Sans grande surprise, ils ont également mis en évidence que plus les trajets sont longs, plus on dispose de temps pour se détacher et récupérer. Mais leur recherche montre que ce n’est pas tant le temps du trajet qui importe. C’est surtout le stress que celui-ci peut engendrer.

Car si le trajet est plus stressant qu’à l’accoutumée (parce que l’on se retrouve coincé dans les embouteillages, que le train a du retard ou que l’on a raté son métro, par exemple), ses effets bénéfiques seront moindres. Kristie McAlpine et Matthew Piszczek conseillent donc de privilégier avant tout le trajet le moins stressant, peu importe sa durée.

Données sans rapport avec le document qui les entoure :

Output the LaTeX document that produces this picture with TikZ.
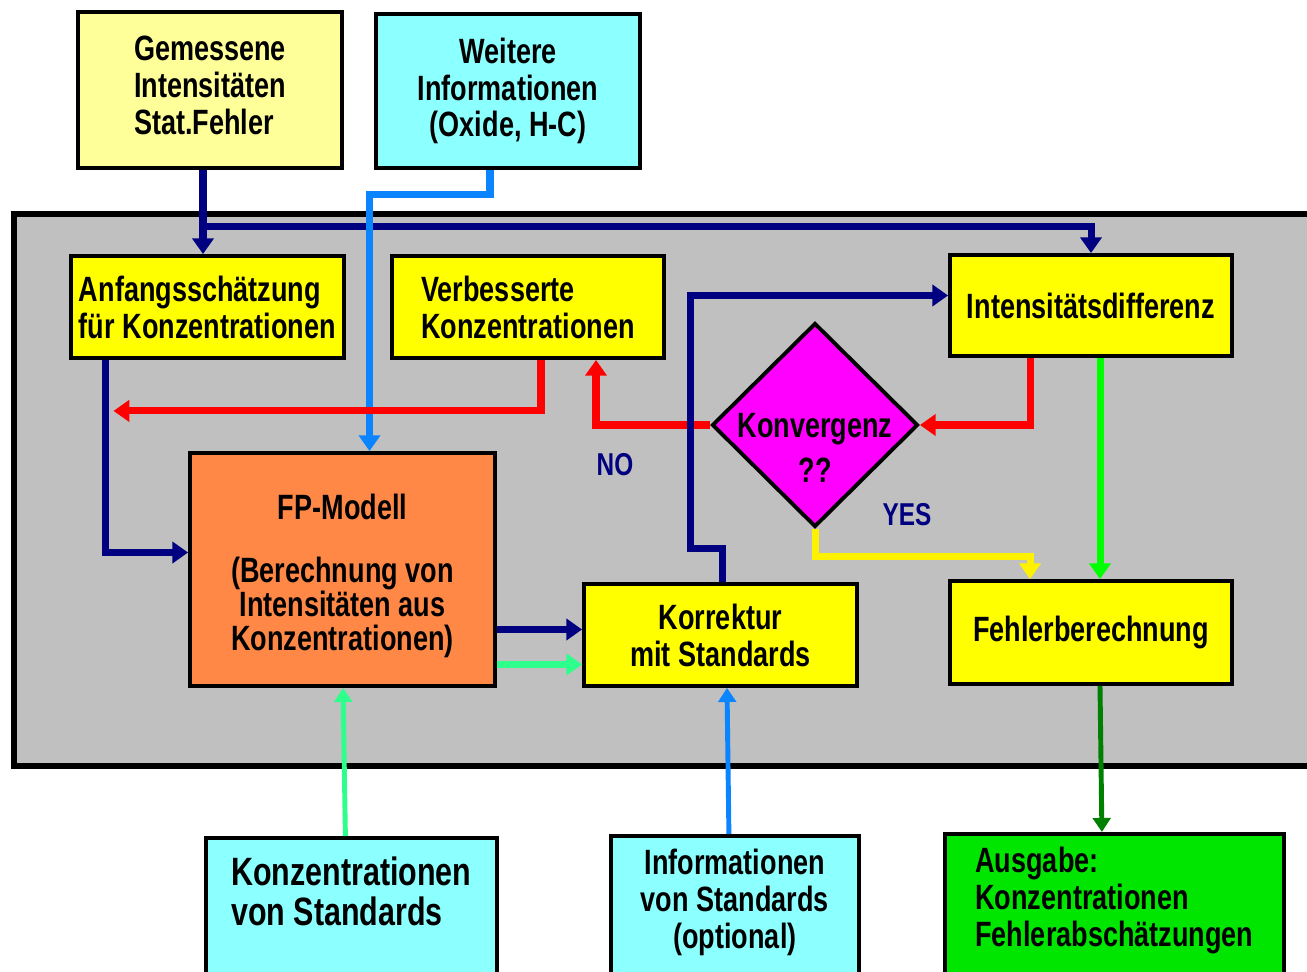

Les chercheurs se sont en outre demandé ce qui pouvait favoriser d’autant plus ces phénomènes de récupération et de détachement. «Pour améliorer leur niveau de détente durant le trajet, les navetteurs devraient éviter de ruminer sur leur journée de travail», conseillent les auteurs. «Ils devraient plutôt se servir de ce temps libre pour faire des choses qui favorisent leur épanouissement personnel: écouter de la musique ou des podcasts, lire un roman, appeler un ami…». Ou encore lire votre journal Metro!

En télétravail, que faire ?

Les télétravailleurs se retrouvent donc privés de ces bénéfices liés au trajet domicile-travail. Dès lors, que peuvent-ils mettre en œuvre pour favoriser la transition de rôle du professionnel vers le privé, et vice-versa? «Les télétravailleurs ont tout intérêt à se créer leur propre forme de ‘navette’, et ce afin de s’assurer cet espace liminal consacré à la récupération et à la transition», conseillent les chercheurs. «Comme une marche de 15 minutes pour marquer le début et la fin de journée de travail», illustrent-ils.